DATA PROVIDED.
--- BEGIN ---
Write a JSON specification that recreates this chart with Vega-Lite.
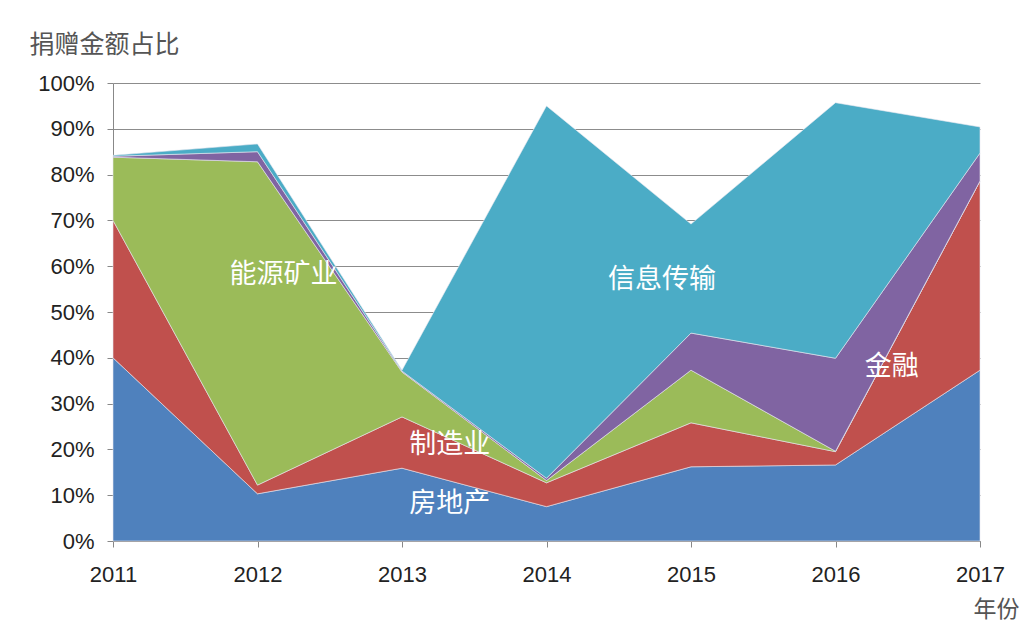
--- END ---
--- BEGIN ---
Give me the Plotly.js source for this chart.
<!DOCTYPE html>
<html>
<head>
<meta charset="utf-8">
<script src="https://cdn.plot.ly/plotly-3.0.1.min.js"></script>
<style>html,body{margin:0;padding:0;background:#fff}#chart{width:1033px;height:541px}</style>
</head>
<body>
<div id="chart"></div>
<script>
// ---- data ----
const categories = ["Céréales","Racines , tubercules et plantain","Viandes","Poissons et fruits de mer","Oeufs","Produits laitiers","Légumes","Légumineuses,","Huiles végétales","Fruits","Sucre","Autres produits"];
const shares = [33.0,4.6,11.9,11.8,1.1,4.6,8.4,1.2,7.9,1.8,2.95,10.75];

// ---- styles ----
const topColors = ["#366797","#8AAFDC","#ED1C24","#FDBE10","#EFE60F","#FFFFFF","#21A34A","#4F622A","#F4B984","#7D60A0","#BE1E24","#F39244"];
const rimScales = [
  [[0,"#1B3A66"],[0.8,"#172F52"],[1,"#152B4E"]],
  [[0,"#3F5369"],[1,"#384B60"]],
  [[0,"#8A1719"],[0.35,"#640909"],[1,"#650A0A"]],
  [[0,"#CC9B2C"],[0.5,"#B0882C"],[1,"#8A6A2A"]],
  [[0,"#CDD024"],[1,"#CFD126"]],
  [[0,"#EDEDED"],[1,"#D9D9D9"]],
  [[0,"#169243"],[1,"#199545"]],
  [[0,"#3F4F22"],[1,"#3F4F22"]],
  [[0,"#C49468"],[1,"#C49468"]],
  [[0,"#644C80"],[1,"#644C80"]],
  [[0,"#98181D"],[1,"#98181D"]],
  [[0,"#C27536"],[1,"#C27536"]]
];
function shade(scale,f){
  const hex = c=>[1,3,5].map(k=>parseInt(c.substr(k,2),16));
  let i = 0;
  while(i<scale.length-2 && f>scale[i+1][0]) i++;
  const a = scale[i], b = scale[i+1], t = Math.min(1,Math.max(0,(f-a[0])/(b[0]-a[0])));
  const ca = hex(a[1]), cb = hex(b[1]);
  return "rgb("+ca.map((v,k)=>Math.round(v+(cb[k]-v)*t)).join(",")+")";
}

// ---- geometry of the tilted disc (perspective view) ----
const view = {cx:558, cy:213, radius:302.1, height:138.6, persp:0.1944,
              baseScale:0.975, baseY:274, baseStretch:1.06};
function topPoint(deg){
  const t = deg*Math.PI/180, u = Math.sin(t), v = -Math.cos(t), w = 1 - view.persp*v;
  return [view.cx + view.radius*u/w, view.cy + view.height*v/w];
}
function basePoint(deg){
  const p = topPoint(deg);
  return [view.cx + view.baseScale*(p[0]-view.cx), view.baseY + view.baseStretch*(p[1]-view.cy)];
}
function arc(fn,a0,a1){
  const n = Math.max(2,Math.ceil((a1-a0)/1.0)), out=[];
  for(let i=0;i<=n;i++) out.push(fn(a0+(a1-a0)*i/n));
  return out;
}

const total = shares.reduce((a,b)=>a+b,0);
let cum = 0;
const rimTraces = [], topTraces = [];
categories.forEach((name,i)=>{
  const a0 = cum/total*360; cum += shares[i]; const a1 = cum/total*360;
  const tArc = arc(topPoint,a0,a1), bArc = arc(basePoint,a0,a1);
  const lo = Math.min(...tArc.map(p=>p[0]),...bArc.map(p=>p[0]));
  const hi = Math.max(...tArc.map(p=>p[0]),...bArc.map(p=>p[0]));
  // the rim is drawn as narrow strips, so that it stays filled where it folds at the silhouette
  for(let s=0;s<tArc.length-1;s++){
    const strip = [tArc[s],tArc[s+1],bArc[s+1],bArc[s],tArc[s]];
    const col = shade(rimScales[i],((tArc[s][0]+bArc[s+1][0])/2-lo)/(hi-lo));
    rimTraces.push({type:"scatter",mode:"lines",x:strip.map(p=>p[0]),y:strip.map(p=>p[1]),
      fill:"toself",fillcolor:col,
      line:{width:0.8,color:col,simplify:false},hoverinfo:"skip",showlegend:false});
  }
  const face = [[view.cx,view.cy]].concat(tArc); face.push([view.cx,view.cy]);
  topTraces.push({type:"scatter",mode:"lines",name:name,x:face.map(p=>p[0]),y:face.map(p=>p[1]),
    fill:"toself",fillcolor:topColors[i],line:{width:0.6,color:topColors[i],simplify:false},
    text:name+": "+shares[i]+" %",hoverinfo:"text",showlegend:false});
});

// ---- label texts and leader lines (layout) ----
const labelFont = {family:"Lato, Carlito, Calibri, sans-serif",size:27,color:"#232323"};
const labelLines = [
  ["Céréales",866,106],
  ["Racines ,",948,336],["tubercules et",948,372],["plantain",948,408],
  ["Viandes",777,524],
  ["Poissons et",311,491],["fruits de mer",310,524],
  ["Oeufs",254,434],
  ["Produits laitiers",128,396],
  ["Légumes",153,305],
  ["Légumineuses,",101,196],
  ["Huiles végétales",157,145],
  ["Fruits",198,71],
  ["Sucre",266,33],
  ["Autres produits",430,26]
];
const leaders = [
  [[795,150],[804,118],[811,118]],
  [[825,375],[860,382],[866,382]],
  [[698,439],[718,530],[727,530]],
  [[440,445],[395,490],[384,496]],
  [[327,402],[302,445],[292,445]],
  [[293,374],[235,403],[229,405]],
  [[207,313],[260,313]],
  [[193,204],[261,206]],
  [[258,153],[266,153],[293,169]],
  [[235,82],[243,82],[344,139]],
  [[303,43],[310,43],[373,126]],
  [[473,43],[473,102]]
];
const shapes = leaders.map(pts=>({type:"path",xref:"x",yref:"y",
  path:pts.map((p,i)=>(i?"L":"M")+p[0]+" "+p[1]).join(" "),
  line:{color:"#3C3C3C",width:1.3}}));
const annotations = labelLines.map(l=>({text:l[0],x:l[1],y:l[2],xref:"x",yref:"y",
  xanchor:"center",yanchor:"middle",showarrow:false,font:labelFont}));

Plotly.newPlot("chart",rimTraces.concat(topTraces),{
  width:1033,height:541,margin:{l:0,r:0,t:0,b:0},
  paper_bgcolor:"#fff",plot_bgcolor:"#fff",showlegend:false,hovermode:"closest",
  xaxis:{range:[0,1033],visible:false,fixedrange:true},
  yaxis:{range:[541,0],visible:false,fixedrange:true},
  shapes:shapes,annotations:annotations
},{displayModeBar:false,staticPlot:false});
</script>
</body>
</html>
--- END ---
--- BEGIN ---
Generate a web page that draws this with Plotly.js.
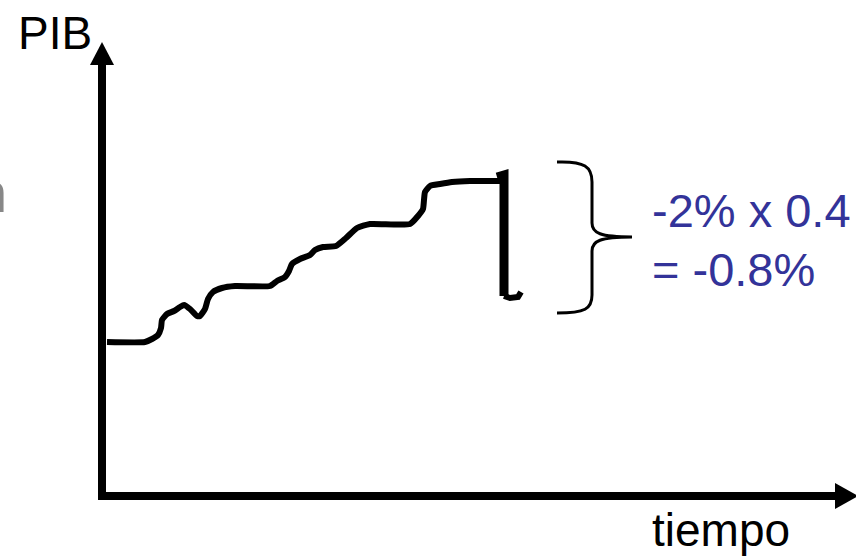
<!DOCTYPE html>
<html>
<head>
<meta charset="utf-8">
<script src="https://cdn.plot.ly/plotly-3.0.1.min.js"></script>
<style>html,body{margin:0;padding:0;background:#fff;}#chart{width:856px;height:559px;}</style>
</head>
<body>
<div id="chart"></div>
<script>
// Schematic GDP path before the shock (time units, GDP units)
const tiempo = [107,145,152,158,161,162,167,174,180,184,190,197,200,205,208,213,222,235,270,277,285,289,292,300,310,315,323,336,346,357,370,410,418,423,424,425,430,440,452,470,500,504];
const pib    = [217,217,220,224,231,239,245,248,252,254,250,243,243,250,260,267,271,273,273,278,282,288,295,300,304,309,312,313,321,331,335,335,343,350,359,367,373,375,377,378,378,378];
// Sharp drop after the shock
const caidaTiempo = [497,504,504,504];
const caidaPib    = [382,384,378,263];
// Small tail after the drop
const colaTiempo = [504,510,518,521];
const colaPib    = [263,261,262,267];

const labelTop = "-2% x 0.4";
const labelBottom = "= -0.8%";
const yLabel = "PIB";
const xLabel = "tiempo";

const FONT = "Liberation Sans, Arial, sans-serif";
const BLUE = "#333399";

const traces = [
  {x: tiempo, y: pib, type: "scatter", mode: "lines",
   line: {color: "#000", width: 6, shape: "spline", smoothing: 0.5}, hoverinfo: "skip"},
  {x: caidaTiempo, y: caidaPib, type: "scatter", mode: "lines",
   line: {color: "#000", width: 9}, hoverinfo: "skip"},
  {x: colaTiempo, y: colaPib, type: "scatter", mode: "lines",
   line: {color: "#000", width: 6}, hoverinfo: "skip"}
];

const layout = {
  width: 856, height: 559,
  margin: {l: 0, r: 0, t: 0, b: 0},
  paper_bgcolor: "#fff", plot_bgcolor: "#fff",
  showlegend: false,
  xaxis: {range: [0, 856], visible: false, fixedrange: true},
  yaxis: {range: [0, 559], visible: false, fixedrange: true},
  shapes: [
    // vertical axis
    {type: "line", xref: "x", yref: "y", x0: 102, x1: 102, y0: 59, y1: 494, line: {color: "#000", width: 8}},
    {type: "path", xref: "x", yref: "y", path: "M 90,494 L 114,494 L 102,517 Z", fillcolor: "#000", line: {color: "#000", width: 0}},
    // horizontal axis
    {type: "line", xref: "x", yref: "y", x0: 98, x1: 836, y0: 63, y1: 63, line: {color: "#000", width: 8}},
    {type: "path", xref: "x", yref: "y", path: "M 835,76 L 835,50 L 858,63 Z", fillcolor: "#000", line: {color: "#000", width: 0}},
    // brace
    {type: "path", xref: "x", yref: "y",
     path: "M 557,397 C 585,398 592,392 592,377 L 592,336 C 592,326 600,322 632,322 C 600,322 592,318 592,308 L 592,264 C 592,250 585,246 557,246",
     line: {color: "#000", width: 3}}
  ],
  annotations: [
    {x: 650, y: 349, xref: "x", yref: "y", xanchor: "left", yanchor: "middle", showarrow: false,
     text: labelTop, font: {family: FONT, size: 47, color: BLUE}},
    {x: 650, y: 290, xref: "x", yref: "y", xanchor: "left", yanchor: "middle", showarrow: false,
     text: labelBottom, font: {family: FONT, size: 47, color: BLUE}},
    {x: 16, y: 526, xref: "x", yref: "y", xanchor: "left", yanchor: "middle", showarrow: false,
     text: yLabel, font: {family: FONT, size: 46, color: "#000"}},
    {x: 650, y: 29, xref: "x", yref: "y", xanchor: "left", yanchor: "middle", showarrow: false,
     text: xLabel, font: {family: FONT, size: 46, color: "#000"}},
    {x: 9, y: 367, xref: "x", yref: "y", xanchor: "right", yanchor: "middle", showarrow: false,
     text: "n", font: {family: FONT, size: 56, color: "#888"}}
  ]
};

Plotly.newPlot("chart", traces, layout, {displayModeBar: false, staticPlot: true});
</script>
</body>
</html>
--- END ---
PROBLEM STATEMENT. Copy each line of the data above that holds "this".

THE SOLUTION.
Write a JSON specification that recreates this chart with Vega-Lite.
Give me the Plotly.js source for this chart.
Generate a web page that draws this with Plotly.js.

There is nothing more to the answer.